19. The communication device of claim 13 further comprising a controller configured to generate a first control signal to cause the mixer circuit to generate the first composite audio signal.

20. The communication device of claim 19 wherein the controller is further configured to generate a second control signal to cause the mixer circuit to cease generating the first composite audio signal.

21. The communication device of claim 13 wherein the communication device comprises a wireless communication device.

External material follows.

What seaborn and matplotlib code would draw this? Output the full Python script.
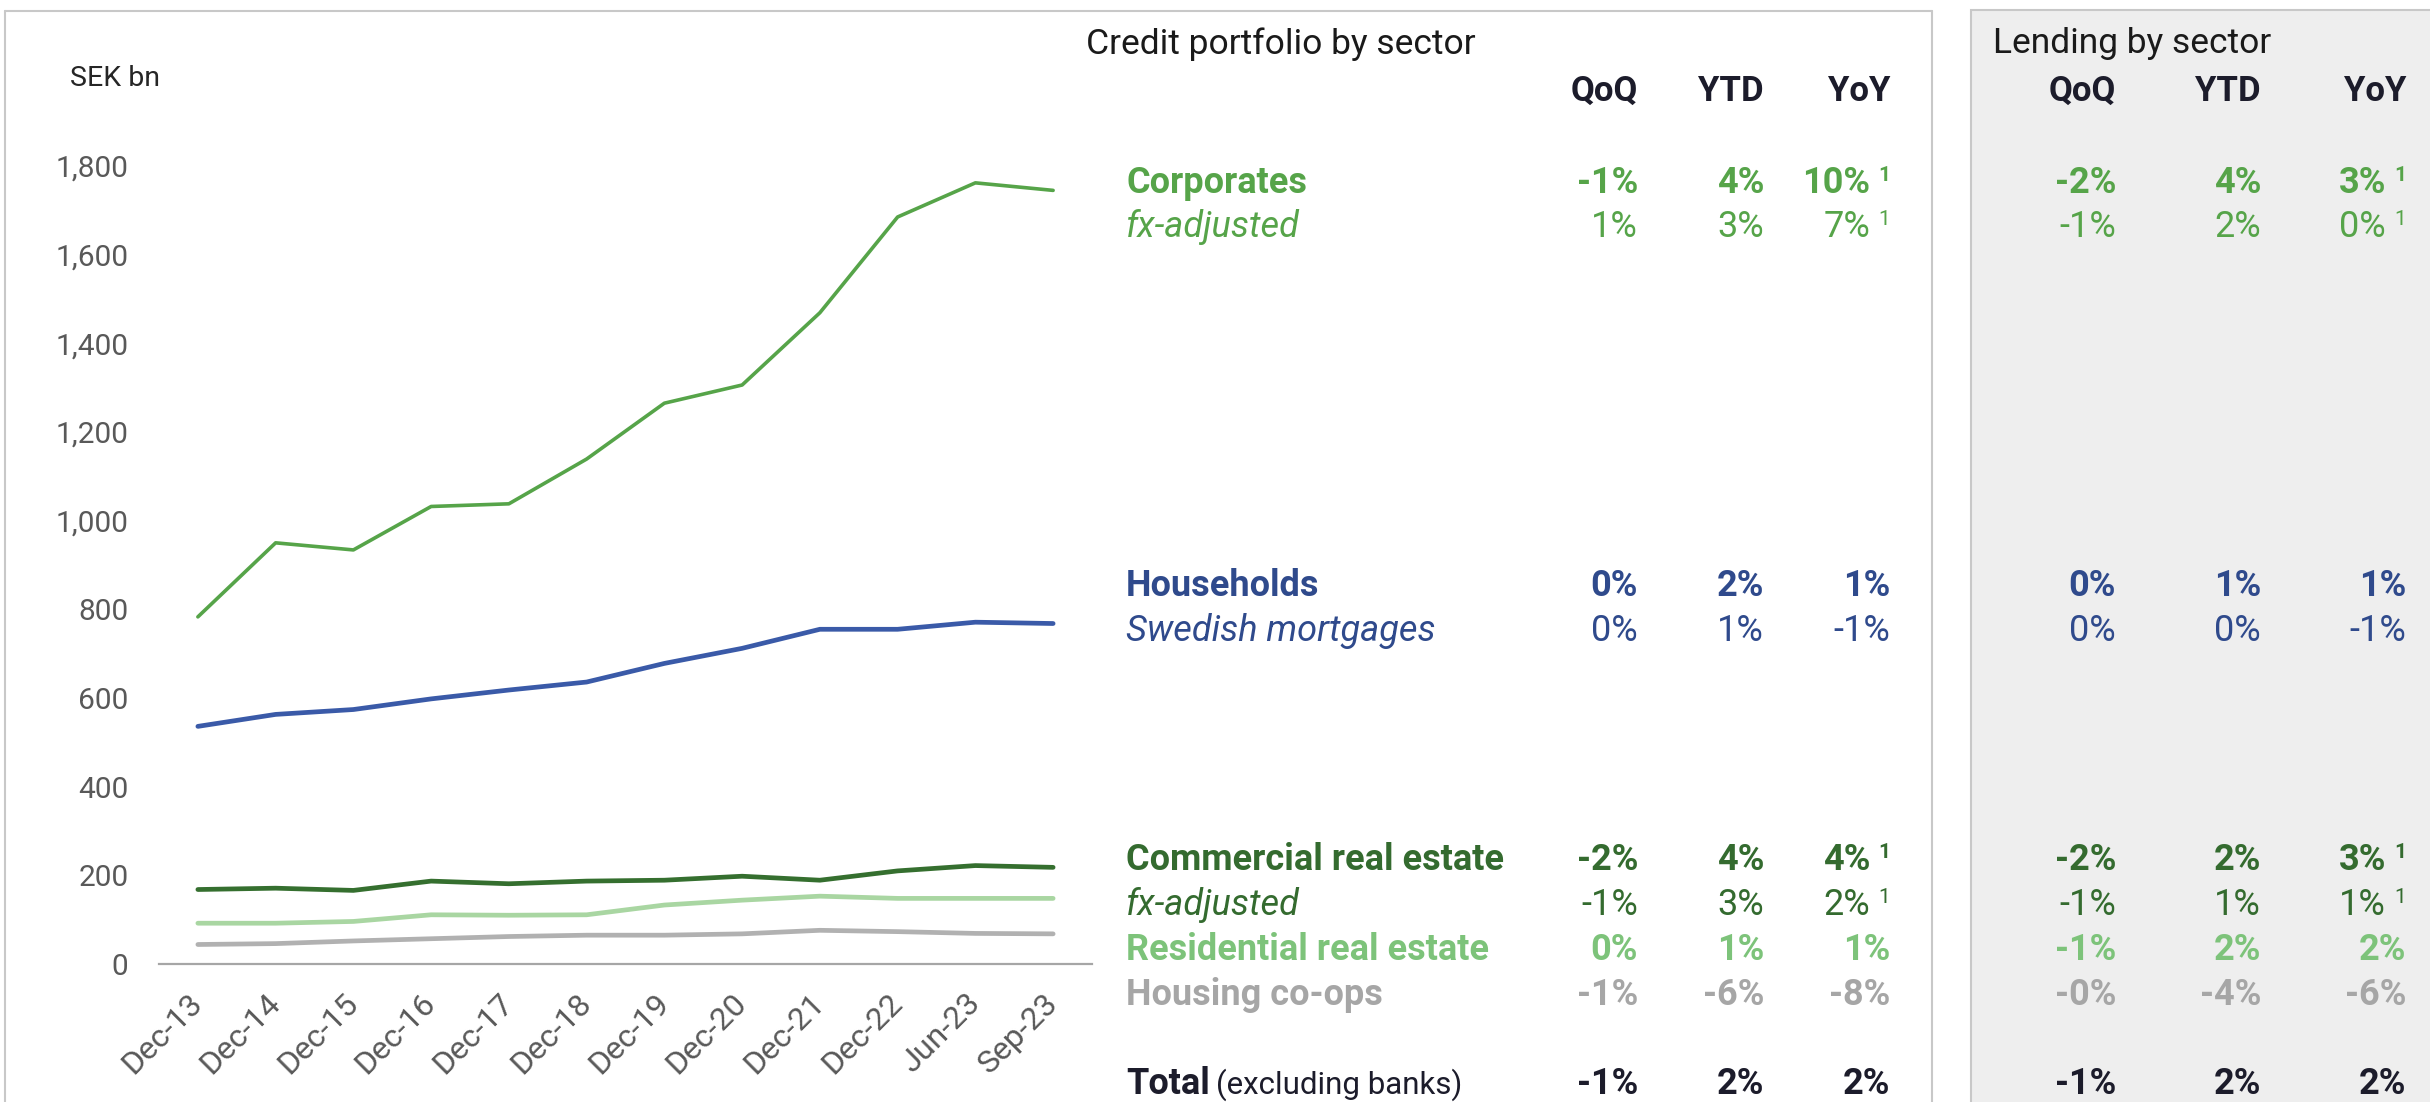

22. A server disposed in a communication network, the server comprising:

a first speech codec configured to speech decode an incoming signal from a user of a communication device to produce speech signals representing the user's voice;

a first mixer circuit configured to generate a first composite audio signal comprising the user's speech signals and supplemental audio signals generated from a selected audio file; and

the first speech codec further configured to speech encode the first composite audio signal for transmission to a remote party.

23. The server of claim 22 further comprising a second speech codec configured to decode an incoming signal from the remote party to produce speech signals representing the remote party's voice.

24. The server of claim 23 further comprising a second mixer circuit configured to generate a second composite audio signal comprising the remote party's speech signals and the supplemental audio signals.

25. The server of claim 24 wherein the second speech codec is further configured to speech encode the second composite audio signal for transmission to the user.

26. The server of claim 22 further comprising a controller configured to generate first and second control signals responsive to receiving input from the user.

27. The server of claim 26 wherein the first mixer circuit is configured to generate the first composite audio signal responsive to the first control signal, and to cease generating the first composite audio signal responsive to the second control signal.

28. The server of claim 22 further comprising an audio decoder to decode the selected audio file and produce the supplemental audio signal.